──────── MATERIAL FOR THIS EXERCISE ────────
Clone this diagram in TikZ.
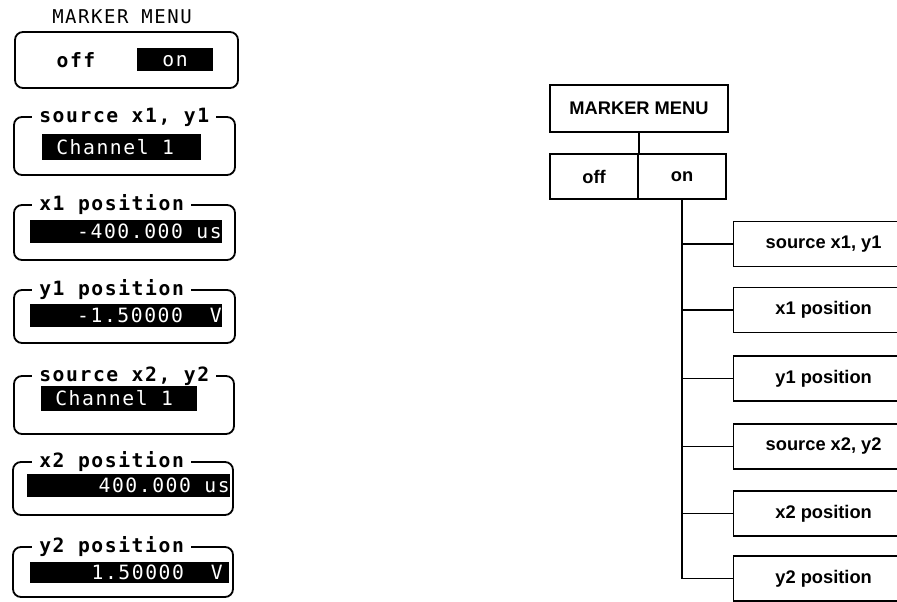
\documentclass[tikz,border=0pt]{standalone}
\usepackage{fontspec}
\setmainfont{Liberation Sans}
\newfontfamily\hpfont{DejaVu Sans Mono}[LetterSpace=8]
\usetikzlibrary{positioning}

\begin{document}
\begin{tikzpicture}[x=0.025cm, y=-0.025cm,
  panel/.style={draw, line width=1.3pt, rounded corners=0.2cm},
  bar/.style={fill=black},
  ttl/.style={fill=white, inner xsep=5pt, inner ysep=1pt, anchor=west, font=\hpfont\bfseries\fontsize{14}{14}\selectfont},
  val/.style={text=white, inner sep=0pt, font=\hpfont\fontsize{14}{14}\selectfont},
  menu/.style={draw, line width=0.9pt, minimum width=4.5cm, minimum height=1.125cm, inner sep=0pt, font=\bfseries\fontsize{13}{14}\selectfont},
  tree/.style={line width=0.9pt}
]
  \useasboundingbox (0,0) rectangle (897,602);
  \clip (0,0) rectangle (897,602);

  % Screen menu
  \node[font=\hpfont\fontsize{13.5}{14}\selectfont] (lmenu) at (122,17) {MARKER MENU};
  \draw[panel] (15,32) rectangle (238,88);
  \node[font=\hpfont\bfseries\fontsize{14}{14}\selectfont] (loff) at (76,60) {off};
  \fill[bar] (137,48) rectangle (213,71);
  \node[val] (lon) at (175,61) {on};

  \draw[panel] (14,117) rectangle (235,175);
  \node[ttl] (lsrc1) at (32,117) {source x1, y1};
  \fill[bar] (42,134) rectangle (201,160);
  \node[val, anchor=west] (lch1) at (56,147) {Channel 1};

  \draw[panel] (14,205) rectangle (235,260);
  \node[ttl] (lx1) at (32,205) {x1 position};
  \fill[bar] (30,220) rectangle (222,243);
  \node[val, anchor=east] (lx1val) at (222,231.5) {-400.000 us};

  \draw[panel] (14,290) rectangle (235,343);
  \node[ttl] (ly1) at (32,290) {y1 position};
  \fill[bar] (30,304) rectangle (222,327);
  \node[val, anchor=east] (ly1val) at (222,315.5) {-1.50000~~V};

  \draw[panel] (14,376) rectangle (234,434);
  \node[ttl] (lsrc2) at (32,376) {source x2, y2};
  \fill[bar] (41,386) rectangle (197,411);
  \node[val, anchor=west] (lch2) at (55,398.5) {Channel 1};

  \draw[panel] (13,462) rectangle (233,515);
  \node[ttl] (lx2) at (32,462) {x2 position};
  \fill[bar] (27,474) rectangle (230,497);
  \node[val, anchor=east] (lx2val) at (230,485.5) {400.000 us};

  \draw[panel] (13,547) rectangle (233,597);
  \node[ttl] (ly2) at (32,547) {y2 position};
  \fill[bar] (30,562) rectangle (229,583);
  \node[val, anchor=east] (ly2val) at (223,572.5) {1.50000~~V};

  % Menu tree
  \node[menu, minimum width=4.45cm, minimum height=1.175cm] (rmenu) at (639,108.5) {MARKER MENU};
  \node[menu, minimum width=2.2cm] (roff) at (594,176.5) {off};
  \node[menu, minimum width=2.2cm, right=-0.9pt of roff] (ron) {on};

  \node[menu, anchor=west] (rsrc1) at (733,244) {source x1, y1};
  \node[menu, anchor=west] (rx1) at (733,310) {x1 position};
  \node[menu, anchor=west] (ry1) at (733,378.5) {y1 position};
  \node[menu, anchor=west] (rsrc2) at (733,446.5) {source x2, y2};
  \node[menu, anchor=west] (rx2) at (733,513.5) {x2 position};
  \node[menu, anchor=west] (ry2) at (733,578.5) {y2 position};

  \draw[tree] (rmenu) -- (rmenu |- roff.north);
  \draw[tree] (ron.south) |- (ry2.west);
  \foreach \n in {rsrc1, rx1, ry1, rsrc2, rx2}
    \draw[tree] (ron.south |- \n.west) -- (\n.west);
\end{tikzpicture}
\end{document}
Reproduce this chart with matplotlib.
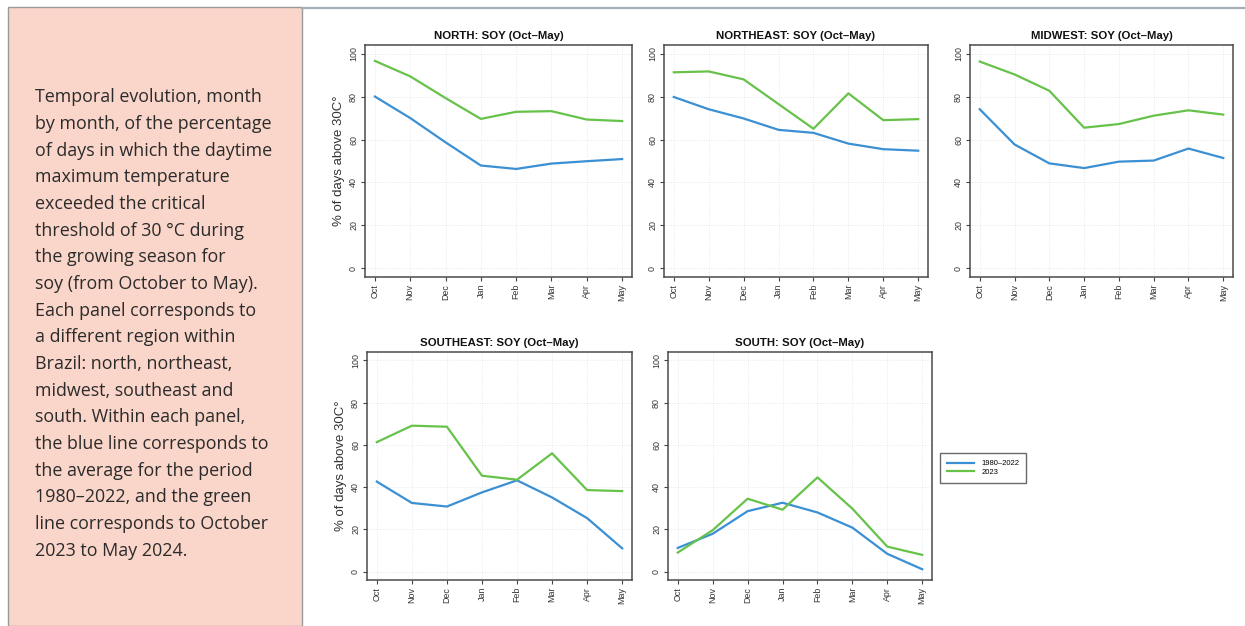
────────
#### THE TASK
Repeat the data exactly, excluding the pictures.

#### EXERCISE RESPONSE
Clone this diagram in TikZ.
\documentclass[tikz,border=0pt]{standalone}
\usepackage{fontspec}
\setmainfont{Liberation Sans}
\newfontfamily\hpfont{DejaVu Sans Mono}[LetterSpace=8]
\usetikzlibrary{positioning}

\begin{document}
\begin{tikzpicture}[x=0.025cm, y=-0.025cm,
  panel/.style={draw, line width=1.3pt, rounded corners=0.2cm},
  bar/.style={fill=black},
  ttl/.style={fill=white, inner xsep=5pt, inner ysep=1pt, anchor=west, font=\hpfont\bfseries\fontsize{14}{14}\selectfont},
  val/.style={text=white, inner sep=0pt, font=\hpfont\fontsize{14}{14}\selectfont},
  menu/.style={draw, line width=0.9pt, minimum width=4.5cm, minimum height=1.125cm, inner sep=0pt, font=\bfseries\fontsize{13}{14}\selectfont},
  tree/.style={line width=0.9pt}
]
  \useasboundingbox (0,0) rectangle (897,602);
  \clip (0,0) rectangle (897,602);

  % Screen menu
  \node[font=\hpfont\fontsize{13.5}{14}\selectfont] (lmenu) at (122,17) {MARKER MENU};
  \draw[panel] (15,32) rectangle (238,88);
  \node[font=\hpfont\bfseries\fontsize{14}{14}\selectfont] (loff) at (76,60) {off};
  \fill[bar] (137,48) rectangle (213,71);
  \node[val] (lon) at (175,61) {on};

  \draw[panel] (14,117) rectangle (235,175);
  \node[ttl] (lsrc1) at (32,117) {source x1, y1};
  \fill[bar] (42,134) rectangle (201,160);
  \node[val, anchor=west] (lch1) at (56,147) {Channel 1};

  \draw[panel] (14,205) rectangle (235,260);
  \node[ttl] (lx1) at (32,205) {x1 position};
  \fill[bar] (30,220) rectangle (222,243);
  \node[val, anchor=east] (lx1val) at (222,231.5) {-400.000 us};

  \draw[panel] (14,290) rectangle (235,343);
  \node[ttl] (ly1) at (32,290) {y1 position};
  \fill[bar] (30,304) rectangle (222,327);
  \node[val, anchor=east] (ly1val) at (222,315.5) {-1.50000~~V};

  \draw[panel] (14,376) rectangle (234,434);
  \node[ttl] (lsrc2) at (32,376) {source x2, y2};
  \fill[bar] (41,386) rectangle (197,411);
  \node[val, anchor=west] (lch2) at (55,398.5) {Channel 1};

  \draw[panel] (13,462) rectangle (233,515);
  \node[ttl] (lx2) at (32,462) {x2 position};
  \fill[bar] (27,474) rectangle (230,497);
  \node[val, anchor=east] (lx2val) at (230,485.5) {400.000 us};

  \draw[panel] (13,547) rectangle (233,597);
  \node[ttl] (ly2) at (32,547) {y2 position};
  \fill[bar] (30,562) rectangle (229,583);
  \node[val, anchor=east] (ly2val) at (223,572.5) {1.50000~~V};

  % Menu tree
  \node[menu, minimum width=4.45cm, minimum height=1.175cm] (rmenu) at (639,108.5) {MARKER MENU};
  \node[menu, minimum width=2.2cm] (roff) at (594,176.5) {off};
  \node[menu, minimum width=2.2cm, right=-0.9pt of roff] (ron) {on};

  \node[menu, anchor=west] (rsrc1) at (733,244) {source x1, y1};
  \node[menu, anchor=west] (rx1) at (733,310) {x1 position};
  \node[menu, anchor=west] (ry1) at (733,378.5) {y1 position};
  \node[menu, anchor=west] (rsrc2) at (733,446.5) {source x2, y2};
  \node[menu, anchor=west] (rx2) at (733,513.5) {x2 position};
  \node[menu, anchor=west] (ry2) at (733,578.5) {y2 position};

  \draw[tree] (rmenu) -- (rmenu |- roff.north);
  \draw[tree] (ron.south) |- (ry2.west);
  \foreach \n in {rsrc1, rx1, ry1, rsrc2, rx2}
    \draw[tree] (ron.south |- \n.west) -- (\n.west);
\end{tikzpicture}
\end{document}
Reproduce this chart with matplotlib.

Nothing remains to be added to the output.